Well, I renember a certain Jackass episode when Johnny Knoxville visited a neighborhood within the Town of Greenwich in Connecticut called Mianus ("Is Mianus a big place?")...


----------



## valolove1975 (May 6, 2007)

Crapo Street in Alpena, MI, lol.


----------



## dragonfan (May 7, 2007)

valolove1975 said:
			
		

> Crapo Street in Alpena, MI, lol.



ROFL


----------



## DPAK (May 7, 2007)

Out of all of these gems and no one has mentioned Pussy, France?

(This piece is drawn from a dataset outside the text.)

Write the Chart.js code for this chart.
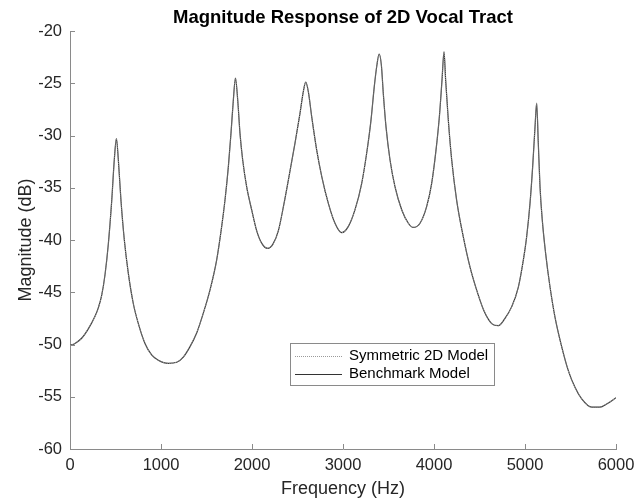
<!DOCTYPE html>
<html>
<head>
<meta charset="UTF-8">
<title>Magnitude Response of 2D Vocal Tract</title>
<script src="https://cdn.jsdelivr.net/npm/chart.js"></script>
<style>
  body { margin: 0; background: #fff; }
  canvas { display: block; }
</style>
</head>
<body>
<canvas id="chart" width="643" height="502"></canvas>
<script>
// values
const freqHz = [
  0, 55, 128, 201, 275, 311, 348, 385, 421, 458, 487, 510, 531, 560, 597, 641, 696, 751, 824, 897, 970,
  1080, 1172, 1245, 1319, 1392, 1465, 1538, 1612, 1667, 1703, 1740, 1769, 1795, 1818, 1843, 1868, 1897, 1941, 1996,
  2051, 2106, 2172, 2230, 2290, 2350, 2399, 2473, 2527, 2564, 2590, 2619, 2656, 2711, 2766, 2839, 2912, 2986,
  3059, 3132, 3205, 3260, 3308, 3344, 3372, 3397, 3422, 3443, 3473, 3516, 3571, 3645, 3718, 3773, 3846, 3919, 3974,
  4022, 4059, 4088, 4110, 4128, 4157, 4194, 4249, 4322, 4396, 4469, 4550, 4634, 4707, 4780, 4853, 4927, 4982,
  5018, 5055, 5084, 5110, 5128, 5146, 5165, 5190, 5227, 5275, 5330, 5403, 5476, 5549, 5623, 5733, 5824, 5897, 6000
];
const benchmarkDb = [
  -50.1, -49.9, -49.4, -48.5, -47.3, -46.5, -45.3, -43.3, -40.4, -36.3, -32.3, -30.3, -32.3, -36.2, -40.0, -43.2, -46.1, -48.0, -49.9, -51.0, -51.5,
  -51.8, -51.7, -51.2, -50.2, -48.9, -47.0, -44.8, -41.9, -38.7, -36.2, -33.0, -29.8, -26.6, -24.5, -26.6, -29.8, -32.3, -34.9, -37.1,
  -39.1, -40.3, -40.8, -40.4, -39.1, -36.6, -34.3, -30.7, -27.9, -25.8, -24.9, -25.8, -28.2, -31.4, -33.9, -36.5, -38.4, -39.3,
  -38.7, -37.1, -34.6, -31.7, -28.5, -25.3, -23.3, -22.2, -23.3, -26.0, -29.2, -32.3, -34.9, -37.1, -38.4, -38.8, -38.4, -36.8, -34.6,
  -31.4, -28.2, -24.7, -22.0, -24.7, -28.5, -32.3, -36.2, -39.7, -42.6, -44.8, -46.8, -48.0, -48.2, -47.5, -46.4, -44.5, -41.9,
  -39.7, -36.5, -33.0, -29.2, -26.9, -30.7, -34.9, -38.1, -41.3, -44.5, -47.4, -50.2, -52.5, -54.1, -55.2, -56.0, -56.0, -55.7, -55.1
];
// the two models lie on top of each other in the picture
const symmetricDb = benchmarkDb.slice();

const seriesLabels = ['Symmetric 2D Model', 'Benchmark Model'];
const xTicks = [0, 1000, 2000, 3000, 4000, 5000, 6000];
const yTicks = [-60, -55, -50, -45, -40, -35, -30, -25, -20];

const FONT = "'Liberation Sans', Arial, sans-serif";
Chart.defaults.font.family = FONT;
Chart.defaults.color = '#262626';

const toPoints = ys => freqHz.map((f, i) => ({ x: f, y: ys[i] }));

// MATLAB style ticks pointing into the plot
const inwardTicks = {
  id: 'inwardTicks',
  afterDraw(chart) {
    const { ctx, chartArea: a, scales } = chart;
    ctx.save();
    ctx.strokeStyle = '#8a8a8a';
    ctx.lineWidth = 1;
    ctx.beginPath();
    scales.x.ticks.forEach(t => {
      const px = Math.round(scales.x.getPixelForValue(t.value)) + 0.5;
      ctx.moveTo(px, a.bottom);
      ctx.lineTo(px, a.bottom - 5);
    });
    scales.y.ticks.forEach(t => {
      const py = Math.round(scales.y.getPixelForValue(t.value)) + 0.5;
      ctx.moveTo(a.left, py);
      ctx.lineTo(a.left + 5, py);
    });
    ctx.stroke();
    ctx.restore();
  }
};

const plotTitle = {
  id: 'plotTitle',
  afterDraw(chart) {
    const { ctx, chartArea: a } = chart;
    ctx.save();
    ctx.font = 'bold 18.5px ' + FONT;
    ctx.fillStyle = '#000';
    ctx.textAlign = 'center';
    ctx.textBaseline = 'middle';
    ctx.fillText('Magnitude Response of 2D Vocal Tract', (a.left + a.right) / 2, 18);
    ctx.restore();
  }
};

// boxed legend inside the axes
const boxLegend = {
  id: 'boxLegend',
  afterDraw(chart) {
    const { ctx } = chart;
    const left = 290, top = 343, w = 204, h = 42;
    ctx.save();
    ctx.fillStyle = '#fff';
    ctx.fillRect(left, top, w, h);
    ctx.strokeStyle = '#8a8a8a';
    ctx.lineWidth = 1;
    ctx.strokeRect(left + 0.5, top + 0.5, w, h);
    ctx.font = '15px ' + FONT;
    ctx.textBaseline = 'middle';
    chart.data.datasets.forEach((ds, i) => {
      const y = top + 12.5 + i * 18;
      ctx.strokeStyle = ds.borderColor;
      ctx.setLineDash(ds.borderDash || []);
      ctx.beginPath();
      ctx.moveTo(left + 5, Math.round(y) + 0.5);
      ctx.lineTo(left + 52, Math.round(y) + 0.5);
      ctx.stroke();
      ctx.fillStyle = '#000';
      ctx.fillText(ds.label, left + 59, y);
    });
    ctx.restore();
  }
};

new Chart(document.getElementById('chart'), {
  type: 'line',
  data: {
    datasets: [
      {
        label: seriesLabels[0],
        data: toPoints(symmetricDb),
        borderColor: '#9a9a9a',
        borderWidth: 1,
        borderDash: [1, 1],
        pointRadius: 0,
        cubicInterpolationMode: 'monotone'
      },
      {
        label: seriesLabels[1],
        data: toPoints(benchmarkDb),
        borderColor: '#333333',
        borderWidth: 1.2,
        pointRadius: 0,
        cubicInterpolationMode: 'monotone'
      }
    ]
  },
  options: {
    responsive: false,
    animation: false,
    layout: { padding: { top: 31, left: 0, right: 27, bottom: 0 } },
    plugins: {
      legend: { display: false },
      title: { display: false },
      tooltip: { enabled: false }
    },
    scales: {
      x: {
        type: 'linear',
        min: 0,
        max: 6000,
        afterBuildTicks: s => { s.ticks = xTicks.map(v => ({ value: v })); },
        afterFit: s => { s.height = 53; },
        grid: { display: false, drawTicks: false },
        border: { display: true, color: '#8a8a8a', width: 1 },
        ticks: { padding: 7, font: { size: 16.5 }, maxRotation: 0, callback: v => v },
        title: { display: true, text: 'Frequency (Hz)', font: { size: 18 }, padding: { top: 0, bottom: 2 }, color: '#262626' }
      },
      y: {
        min: -60,
        max: -20,
        afterBuildTicks: s => { s.ticks = yTicks.map(v => ({ value: v })); },
        afterFit: s => { s.width = 70; },
        grid: { display: false, drawTicks: false },
        border: { display: true, color: '#8a8a8a', width: 1 },
        ticks: { padding: 8, font: { size: 16.5 } },
        title: { display: true, text: 'Magnitude (dB)', font: { size: 18 }, padding: { top: 15, bottom: 0 }, color: '#262626' }
      }
    }
  },
  plugins: [inwardTicks, plotTitle, boxLegend]
});
</script>
</body>
</html>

http://en.wikipedia.org/wiki/Pussy%2C_France

There's also a Gay St in Kannapolis, NC.


----------



## Sukebepanda (May 8, 2007)

I used to live in Cumming, GA.. nice name 'eh? =D


----------



## dragonfan (May 8, 2007)

Sukebepanda said:
			
		

> I used to live in Cumming, GA.. nice name 'eh? =D



ROFL


----------



## XNexusDragonX (May 8, 2007)

Not totally on topic, though I did once come across the name Spooforth at one point. Unfortunately I realised it was a typo and was supposed to be spelt Spofforth. Ah well, still funny at the time. ^. .^


----------



## dragonfan (May 8, 2007)

XNexusDragonX said:
			
		

> Not totally on topic, though I did once come across the name Spooforth at one point. Unfortunately I realised it was a typo and was supposed to be spelt Spofforth. Ah well, still funny at the time. ^. .^



ROFLMFAO that one is amusing and funny.


----------



## dragonfan (Jul 30, 2007)

DPAK said:
			
		

> Out of all of these gems and no one has mentioned Pussy, France?
> 
> http://en.wikipedia.org/wiki/Pussy%2C_France
> 
> There's also a Gay St in Kannapolis, NC.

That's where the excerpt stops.